DNS server's 404 screen
Derek Broughton
derek at pointerstop.ca
Sat Sep 19 01:53:26 UTC 2009
Willy K. Hamra wrote:
> Derek Broughton wrote:
>> John Pierce wrote:
>>
>>> Why even bother with your isp's DNS servers. It is linux, fire up
>>> bind9 and configure it to be your dns server.
>>
>> Sure, that would work just fine. My _router_ runs linux. It runs a DNS
>> server. However it has no way around the satellite modem's built in DNS,
>> so it still gets bad responses (if I try to lookup DNS on any other
>> external
>> DNS server, it gets rerouted to the satmodem). I imagine I could figure
>> out a way to force the router to try again once the satmodem has poisoned
>> its cache, but it was too much trouble last time I looked.
>>
>> Perhaps it should be using TCPv6 lookups to opendns - I don't know if the
>> satmodem can catch those.
> it's even worse here. my own DNS queries are quite useless. i have bind9
> installed as always, but my ISP uses a cache server. sometimes, my
> browser does the DNS query, and connects to the website, just to receive
> a DNS error from my ISP's squid. so basically, i query, then the ISP
> does a query. and HIS query is what matters to see the page properly.
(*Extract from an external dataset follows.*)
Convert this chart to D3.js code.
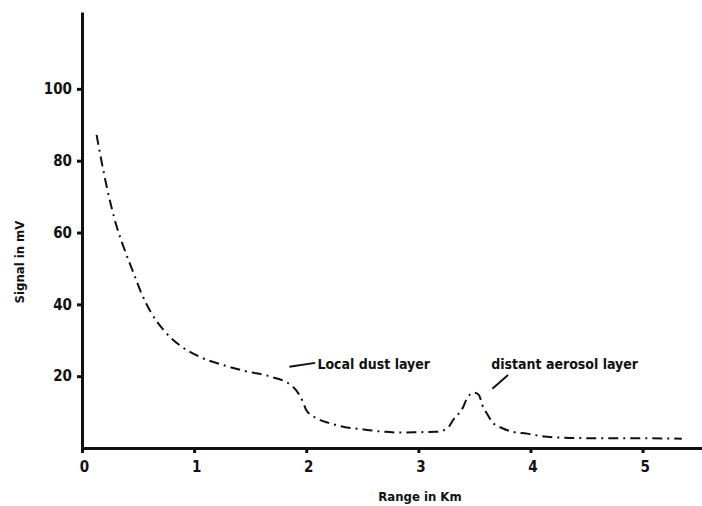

> and no i can't switch, only ISP in this god forsaken land.
Well, technically, you don't need to use your ISP's DNS, and there are free
DNS servers around. In my case, the hardware that connects me to the
internet finds any TCP request to port 53, and redirects it to the internal
DNS. But I'd be surprised if any land-based ISP was doing that.